Many, if not most people, will regard it rather as ”Sherry Character”, omitting the ”Cask” word from the equation. This is very much a misconception. The vast majority of the influence of a Sherry cask will come from the oak itself. This means that it will be in line with or at least quite similar to other types of casks that have a similar history (i.e. has held a wine of some sort, with the same ”fill history” within the whisky industry). Typical oak derived flavours are vanilla notes of various sorts, ginger, peppery notes, woody notes, cherry kernels, apricots, almonds, coffee and chocolate. However, and most significantly if not exclusively from a first fill ex Sherry cask; the Sherry will also make flavour contributions and the typical ones from Oloroso Sherry casks – the most common Sherry casks used – will be walnuts, orange rinds, leather, umami/rancio/mushrooms and to some extent dried fruits.
Fino casks may contribute more ”salty” and umami notes and less opulent fruitiness, while the heavy PX casks will offer straight up raisins, plums, jams, and quite possibly also roasted nuts, coffee and chocolate. From the Sherry itself. In addition, the oak will contribute as well, as mentioned before.

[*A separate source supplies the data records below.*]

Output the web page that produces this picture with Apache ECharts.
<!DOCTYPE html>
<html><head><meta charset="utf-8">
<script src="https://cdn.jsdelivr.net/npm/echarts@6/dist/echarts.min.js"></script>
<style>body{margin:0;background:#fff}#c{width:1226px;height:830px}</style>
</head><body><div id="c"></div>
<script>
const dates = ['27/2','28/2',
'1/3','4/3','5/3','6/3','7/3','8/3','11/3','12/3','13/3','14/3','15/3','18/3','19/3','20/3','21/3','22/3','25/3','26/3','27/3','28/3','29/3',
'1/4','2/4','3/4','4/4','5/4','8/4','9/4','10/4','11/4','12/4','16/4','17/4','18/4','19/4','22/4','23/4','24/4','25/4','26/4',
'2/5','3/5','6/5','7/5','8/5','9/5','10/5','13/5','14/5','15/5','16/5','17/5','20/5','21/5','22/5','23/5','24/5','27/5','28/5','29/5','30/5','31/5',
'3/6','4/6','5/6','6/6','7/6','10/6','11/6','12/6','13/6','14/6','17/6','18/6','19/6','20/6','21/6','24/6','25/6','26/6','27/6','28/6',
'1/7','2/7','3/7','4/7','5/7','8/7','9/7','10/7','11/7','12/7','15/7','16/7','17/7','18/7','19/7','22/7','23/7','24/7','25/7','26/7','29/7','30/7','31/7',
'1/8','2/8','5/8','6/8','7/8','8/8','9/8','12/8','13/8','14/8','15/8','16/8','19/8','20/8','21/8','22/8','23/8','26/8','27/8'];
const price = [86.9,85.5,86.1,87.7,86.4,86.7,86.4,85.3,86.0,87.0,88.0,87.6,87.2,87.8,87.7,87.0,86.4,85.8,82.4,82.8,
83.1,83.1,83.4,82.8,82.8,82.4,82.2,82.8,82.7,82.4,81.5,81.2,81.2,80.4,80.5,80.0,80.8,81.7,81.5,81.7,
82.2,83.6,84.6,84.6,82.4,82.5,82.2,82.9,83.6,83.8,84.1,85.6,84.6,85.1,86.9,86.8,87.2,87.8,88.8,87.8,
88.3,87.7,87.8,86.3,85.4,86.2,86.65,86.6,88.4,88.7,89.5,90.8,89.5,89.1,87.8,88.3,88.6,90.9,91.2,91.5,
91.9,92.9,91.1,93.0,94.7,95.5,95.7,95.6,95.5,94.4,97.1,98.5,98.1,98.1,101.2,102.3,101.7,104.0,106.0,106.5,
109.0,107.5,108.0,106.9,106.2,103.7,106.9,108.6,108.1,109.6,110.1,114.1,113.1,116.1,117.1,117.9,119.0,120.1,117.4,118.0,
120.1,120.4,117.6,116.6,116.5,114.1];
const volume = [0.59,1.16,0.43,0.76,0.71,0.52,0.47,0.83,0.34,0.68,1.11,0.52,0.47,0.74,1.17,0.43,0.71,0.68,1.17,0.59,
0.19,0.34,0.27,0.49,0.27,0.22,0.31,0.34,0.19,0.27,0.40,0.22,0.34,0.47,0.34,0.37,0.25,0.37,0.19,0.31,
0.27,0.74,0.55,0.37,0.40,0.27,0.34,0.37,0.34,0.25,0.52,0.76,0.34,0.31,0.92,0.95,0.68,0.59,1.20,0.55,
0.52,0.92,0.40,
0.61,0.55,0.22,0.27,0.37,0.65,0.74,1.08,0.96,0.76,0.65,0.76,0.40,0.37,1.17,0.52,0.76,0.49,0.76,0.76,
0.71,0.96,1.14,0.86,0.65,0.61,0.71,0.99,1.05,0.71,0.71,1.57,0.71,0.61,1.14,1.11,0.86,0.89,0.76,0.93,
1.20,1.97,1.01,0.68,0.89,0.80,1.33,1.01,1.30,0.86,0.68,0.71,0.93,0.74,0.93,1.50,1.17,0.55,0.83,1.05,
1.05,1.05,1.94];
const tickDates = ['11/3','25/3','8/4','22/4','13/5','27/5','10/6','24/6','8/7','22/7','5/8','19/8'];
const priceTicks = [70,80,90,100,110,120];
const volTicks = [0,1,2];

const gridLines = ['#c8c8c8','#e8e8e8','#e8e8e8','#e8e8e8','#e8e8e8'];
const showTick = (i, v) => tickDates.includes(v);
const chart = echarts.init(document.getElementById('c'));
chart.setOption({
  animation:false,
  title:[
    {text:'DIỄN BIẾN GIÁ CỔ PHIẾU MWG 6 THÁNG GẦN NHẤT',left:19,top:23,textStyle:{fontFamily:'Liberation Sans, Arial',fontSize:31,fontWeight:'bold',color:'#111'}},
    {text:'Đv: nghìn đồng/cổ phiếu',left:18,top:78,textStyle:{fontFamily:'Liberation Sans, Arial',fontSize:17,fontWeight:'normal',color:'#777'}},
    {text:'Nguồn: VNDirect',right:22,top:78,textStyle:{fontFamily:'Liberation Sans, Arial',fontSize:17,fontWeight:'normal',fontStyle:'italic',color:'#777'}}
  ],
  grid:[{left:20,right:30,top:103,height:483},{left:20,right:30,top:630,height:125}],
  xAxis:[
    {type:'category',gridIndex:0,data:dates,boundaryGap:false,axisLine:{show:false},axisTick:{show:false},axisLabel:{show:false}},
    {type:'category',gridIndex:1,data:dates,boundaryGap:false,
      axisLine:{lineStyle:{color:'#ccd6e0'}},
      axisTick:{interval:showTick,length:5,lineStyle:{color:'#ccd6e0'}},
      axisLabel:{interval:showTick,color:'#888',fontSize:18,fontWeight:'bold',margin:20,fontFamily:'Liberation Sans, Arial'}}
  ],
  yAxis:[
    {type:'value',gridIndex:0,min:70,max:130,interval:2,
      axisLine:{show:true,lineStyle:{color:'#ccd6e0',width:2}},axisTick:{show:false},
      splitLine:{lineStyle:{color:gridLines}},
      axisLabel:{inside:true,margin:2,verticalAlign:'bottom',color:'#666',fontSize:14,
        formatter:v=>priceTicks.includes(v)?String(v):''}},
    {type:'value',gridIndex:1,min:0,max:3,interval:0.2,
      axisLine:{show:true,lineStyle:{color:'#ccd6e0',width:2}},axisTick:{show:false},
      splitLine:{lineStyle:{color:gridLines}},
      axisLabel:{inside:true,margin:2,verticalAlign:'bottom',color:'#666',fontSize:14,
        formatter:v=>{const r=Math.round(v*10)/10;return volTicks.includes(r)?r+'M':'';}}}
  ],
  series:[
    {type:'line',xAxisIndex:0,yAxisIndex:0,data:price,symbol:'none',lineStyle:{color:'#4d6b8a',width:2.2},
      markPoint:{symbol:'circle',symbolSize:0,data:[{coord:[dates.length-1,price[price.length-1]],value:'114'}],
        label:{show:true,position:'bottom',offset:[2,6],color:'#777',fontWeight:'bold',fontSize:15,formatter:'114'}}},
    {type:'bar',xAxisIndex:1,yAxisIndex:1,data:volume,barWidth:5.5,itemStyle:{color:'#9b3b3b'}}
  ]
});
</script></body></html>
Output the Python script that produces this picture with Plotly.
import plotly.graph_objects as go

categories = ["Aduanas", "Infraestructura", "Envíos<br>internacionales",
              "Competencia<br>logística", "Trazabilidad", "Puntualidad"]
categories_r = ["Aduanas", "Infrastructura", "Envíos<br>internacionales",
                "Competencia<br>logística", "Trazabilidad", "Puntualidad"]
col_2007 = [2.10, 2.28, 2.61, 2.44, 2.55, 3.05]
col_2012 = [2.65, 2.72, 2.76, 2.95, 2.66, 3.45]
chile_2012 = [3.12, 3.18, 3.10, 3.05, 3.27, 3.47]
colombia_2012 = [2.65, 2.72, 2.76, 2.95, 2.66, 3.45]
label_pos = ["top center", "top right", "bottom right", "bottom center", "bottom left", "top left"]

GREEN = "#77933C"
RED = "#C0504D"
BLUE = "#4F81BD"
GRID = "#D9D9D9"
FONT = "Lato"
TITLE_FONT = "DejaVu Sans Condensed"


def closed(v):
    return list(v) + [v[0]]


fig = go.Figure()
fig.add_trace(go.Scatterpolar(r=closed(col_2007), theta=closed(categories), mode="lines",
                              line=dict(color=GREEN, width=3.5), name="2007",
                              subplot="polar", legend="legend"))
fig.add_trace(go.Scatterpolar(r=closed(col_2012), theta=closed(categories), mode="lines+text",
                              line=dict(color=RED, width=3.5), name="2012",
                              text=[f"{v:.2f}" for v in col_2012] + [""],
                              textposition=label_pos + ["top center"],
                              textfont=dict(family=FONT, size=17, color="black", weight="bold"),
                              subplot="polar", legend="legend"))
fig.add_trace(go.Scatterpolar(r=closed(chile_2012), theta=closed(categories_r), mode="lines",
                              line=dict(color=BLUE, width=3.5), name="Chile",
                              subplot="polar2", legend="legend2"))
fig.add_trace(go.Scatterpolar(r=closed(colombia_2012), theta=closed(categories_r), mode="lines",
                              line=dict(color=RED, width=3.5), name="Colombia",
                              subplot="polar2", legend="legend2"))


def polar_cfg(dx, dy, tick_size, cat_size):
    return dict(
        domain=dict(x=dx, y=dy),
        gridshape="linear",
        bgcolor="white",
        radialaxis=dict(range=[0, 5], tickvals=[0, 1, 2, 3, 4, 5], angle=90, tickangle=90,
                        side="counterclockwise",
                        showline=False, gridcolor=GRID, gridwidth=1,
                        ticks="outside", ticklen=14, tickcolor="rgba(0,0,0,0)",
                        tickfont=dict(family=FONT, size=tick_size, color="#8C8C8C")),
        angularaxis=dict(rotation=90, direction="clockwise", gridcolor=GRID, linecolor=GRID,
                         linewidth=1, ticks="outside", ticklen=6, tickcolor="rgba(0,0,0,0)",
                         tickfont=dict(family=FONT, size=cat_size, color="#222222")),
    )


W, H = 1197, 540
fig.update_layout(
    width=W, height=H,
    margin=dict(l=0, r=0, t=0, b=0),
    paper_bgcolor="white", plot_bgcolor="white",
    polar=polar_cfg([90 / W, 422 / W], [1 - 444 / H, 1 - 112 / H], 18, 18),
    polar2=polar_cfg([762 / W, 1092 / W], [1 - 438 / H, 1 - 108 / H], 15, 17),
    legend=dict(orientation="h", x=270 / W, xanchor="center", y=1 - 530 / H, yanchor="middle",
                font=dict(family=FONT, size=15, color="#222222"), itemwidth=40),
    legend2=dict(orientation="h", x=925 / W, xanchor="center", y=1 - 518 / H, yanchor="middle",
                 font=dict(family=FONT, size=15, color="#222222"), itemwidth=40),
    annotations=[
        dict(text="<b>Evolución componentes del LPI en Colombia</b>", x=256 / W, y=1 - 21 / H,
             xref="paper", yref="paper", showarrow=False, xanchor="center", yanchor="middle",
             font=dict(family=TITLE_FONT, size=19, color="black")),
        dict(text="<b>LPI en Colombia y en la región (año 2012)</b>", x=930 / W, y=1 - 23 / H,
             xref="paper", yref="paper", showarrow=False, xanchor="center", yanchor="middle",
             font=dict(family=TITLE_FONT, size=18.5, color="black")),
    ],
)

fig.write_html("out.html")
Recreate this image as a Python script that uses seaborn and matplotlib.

Exactly what percentage of flavour that is derived from the oak itself and from the previous incumbent – the Sherry – cannot be defined and it will also vary depending on a whole host of factors. But as mentioned, the majority of the flavours and their sensations will stem from the oak rather than from the Sherry. Maturation is a complex issue, which is what should be understood first of all, along with the primary role of the oak in the cask in maturing whisky.
But as a final observation, the typical ”Sherry bomb” whisky will be one where it has matured in a first fill cask, often PX or Oloroso, and where the cask derived characters are significantly more overt than the distillate derived ones (sometimes to the point of extinction actually!). And it will be the oak derived flavours that play the dominant role. They can certainly be very good, but they can often be a bit over the top, if there is a lack of balance and a remaining spirit derived character. Balance, to me, is of the utmost importance for a really good whisky; distillate and cask in balance, and offering complexity and good development.